**What to do:** Copy out the listing that follows exactly, dropping every picture.
═════ Dataset content ═════
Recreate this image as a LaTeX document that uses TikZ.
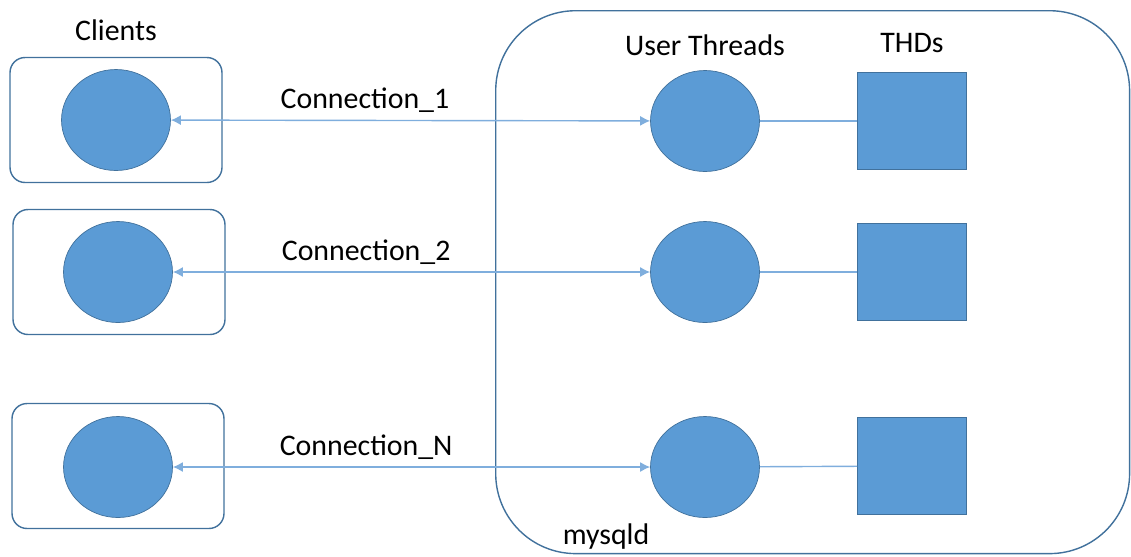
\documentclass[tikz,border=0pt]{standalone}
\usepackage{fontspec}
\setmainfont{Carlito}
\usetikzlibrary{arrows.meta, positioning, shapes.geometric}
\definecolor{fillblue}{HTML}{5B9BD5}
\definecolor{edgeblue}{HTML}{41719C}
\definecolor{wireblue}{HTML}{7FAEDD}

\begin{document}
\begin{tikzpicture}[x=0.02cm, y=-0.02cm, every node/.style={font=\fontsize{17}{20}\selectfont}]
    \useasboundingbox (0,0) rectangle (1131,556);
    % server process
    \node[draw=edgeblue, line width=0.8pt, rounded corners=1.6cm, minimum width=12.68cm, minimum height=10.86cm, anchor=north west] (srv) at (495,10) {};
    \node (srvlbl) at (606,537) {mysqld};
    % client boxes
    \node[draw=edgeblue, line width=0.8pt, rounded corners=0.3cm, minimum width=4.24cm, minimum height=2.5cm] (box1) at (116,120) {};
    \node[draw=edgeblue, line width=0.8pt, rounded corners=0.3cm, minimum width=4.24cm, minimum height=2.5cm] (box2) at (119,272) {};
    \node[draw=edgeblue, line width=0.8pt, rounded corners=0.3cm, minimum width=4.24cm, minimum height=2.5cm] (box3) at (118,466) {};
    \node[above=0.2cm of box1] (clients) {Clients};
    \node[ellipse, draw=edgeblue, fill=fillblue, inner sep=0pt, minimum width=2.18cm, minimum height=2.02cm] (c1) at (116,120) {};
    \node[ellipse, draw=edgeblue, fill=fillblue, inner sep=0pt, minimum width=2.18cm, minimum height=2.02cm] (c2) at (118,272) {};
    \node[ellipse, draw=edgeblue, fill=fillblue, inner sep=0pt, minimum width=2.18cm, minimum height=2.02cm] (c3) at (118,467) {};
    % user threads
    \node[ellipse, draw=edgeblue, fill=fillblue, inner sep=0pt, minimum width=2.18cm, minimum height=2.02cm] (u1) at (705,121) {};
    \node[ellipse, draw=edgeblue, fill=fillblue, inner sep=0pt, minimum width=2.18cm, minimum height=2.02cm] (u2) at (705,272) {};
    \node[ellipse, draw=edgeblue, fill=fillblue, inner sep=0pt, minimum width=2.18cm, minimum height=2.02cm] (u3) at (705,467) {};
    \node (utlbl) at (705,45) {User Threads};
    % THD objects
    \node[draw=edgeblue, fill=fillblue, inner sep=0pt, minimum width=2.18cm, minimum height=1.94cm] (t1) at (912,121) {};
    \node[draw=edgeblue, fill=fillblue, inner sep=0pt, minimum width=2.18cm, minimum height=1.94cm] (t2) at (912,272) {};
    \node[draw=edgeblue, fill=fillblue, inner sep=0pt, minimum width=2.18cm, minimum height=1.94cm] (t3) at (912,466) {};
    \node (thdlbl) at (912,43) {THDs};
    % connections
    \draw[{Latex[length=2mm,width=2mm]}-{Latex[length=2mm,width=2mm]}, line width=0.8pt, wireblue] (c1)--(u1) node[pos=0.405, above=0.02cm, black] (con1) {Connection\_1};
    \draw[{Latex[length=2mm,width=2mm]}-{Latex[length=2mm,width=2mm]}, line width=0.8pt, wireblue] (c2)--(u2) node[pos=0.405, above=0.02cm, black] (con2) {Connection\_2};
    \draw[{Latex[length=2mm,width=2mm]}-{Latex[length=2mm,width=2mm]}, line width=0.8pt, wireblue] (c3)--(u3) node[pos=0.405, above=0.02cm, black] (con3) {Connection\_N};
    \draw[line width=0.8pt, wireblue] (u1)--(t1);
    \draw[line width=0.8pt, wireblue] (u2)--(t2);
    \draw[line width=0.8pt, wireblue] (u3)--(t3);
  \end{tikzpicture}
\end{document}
═════
**Output:**
Recreate this image as a LaTeX document that uses TikZ.
\documentclass[tikz,border=0pt]{standalone}
\usepackage{fontspec}
\setmainfont{Carlito}
\usetikzlibrary{arrows.meta, positioning, shapes.geometric}
\definecolor{fillblue}{HTML}{5B9BD5}
\definecolor{edgeblue}{HTML}{41719C}
\definecolor{wireblue}{HTML}{7FAEDD}

\begin{document}
\begin{tikzpicture}[x=0.02cm, y=-0.02cm, every node/.style={font=\fontsize{17}{20}\selectfont}]
    \useasboundingbox (0,0) rectangle (1131,556);
    % server process
    \node[draw=edgeblue, line width=0.8pt, rounded corners=1.6cm, minimum width=12.68cm, minimum height=10.86cm, anchor=north west] (srv) at (495,10) {};
    \node (srvlbl) at (606,537) {mysqld};
    % client boxes
    \node[draw=edgeblue, line width=0.8pt, rounded corners=0.3cm, minimum width=4.24cm, minimum height=2.5cm] (box1) at (116,120) {};
    \node[draw=edgeblue, line width=0.8pt, rounded corners=0.3cm, minimum width=4.24cm, minimum height=2.5cm] (box2) at (119,272) {};
    \node[draw=edgeblue, line width=0.8pt, rounded corners=0.3cm, minimum width=4.24cm, minimum height=2.5cm] (box3) at (118,466) {};
    \node[above=0.2cm of box1] (clients) {Clients};
    \node[ellipse, draw=edgeblue, fill=fillblue, inner sep=0pt, minimum width=2.18cm, minimum height=2.02cm] (c1) at (116,120) {};
    \node[ellipse, draw=edgeblue, fill=fillblue, inner sep=0pt, minimum width=2.18cm, minimum height=2.02cm] (c2) at (118,272) {};
    \node[ellipse, draw=edgeblue, fill=fillblue, inner sep=0pt, minimum width=2.18cm, minimum height=2.02cm] (c3) at (118,467) {};
    % user threads
    \node[ellipse, draw=edgeblue, fill=fillblue, inner sep=0pt, minimum width=2.18cm, minimum height=2.02cm] (u1) at (705,121) {};
    \node[ellipse, draw=edgeblue, fill=fillblue, inner sep=0pt, minimum width=2.18cm, minimum height=2.02cm] (u2) at (705,272) {};
    \node[ellipse, draw=edgeblue, fill=fillblue, inner sep=0pt, minimum width=2.18cm, minimum height=2.02cm] (u3) at (705,467) {};
    \node (utlbl) at (705,45) {User Threads};
    % THD objects
    \node[draw=edgeblue, fill=fillblue, inner sep=0pt, minimum width=2.18cm, minimum height=1.94cm] (t1) at (912,121) {};
    \node[draw=edgeblue, fill=fillblue, inner sep=0pt, minimum width=2.18cm, minimum height=1.94cm] (t2) at (912,272) {};
    \node[draw=edgeblue, fill=fillblue, inner sep=0pt, minimum width=2.18cm, minimum height=1.94cm] (t3) at (912,466) {};
    \node (thdlbl) at (912,43) {THDs};
    % connections
    \draw[{Latex[length=2mm,width=2mm]}-{Latex[length=2mm,width=2mm]}, line width=0.8pt, wireblue] (c1)--(u1) node[pos=0.405, above=0.02cm, black] (con1) {Connection\_1};
    \draw[{Latex[length=2mm,width=2mm]}-{Latex[length=2mm,width=2mm]}, line width=0.8pt, wireblue] (c2)--(u2) node[pos=0.405, above=0.02cm, black] (con2) {Connection\_2};
    \draw[{Latex[length=2mm,width=2mm]}-{Latex[length=2mm,width=2mm]}, line width=0.8pt, wireblue] (c3)--(u3) node[pos=0.405, above=0.02cm, black] (con3) {Connection\_N};
    \draw[line width=0.8pt, wireblue] (u1)--(t1);
    \draw[line width=0.8pt, wireblue] (u2)--(t2);
    \draw[line width=0.8pt, wireblue] (u3)--(t3);
  \end{tikzpicture}
\end{document}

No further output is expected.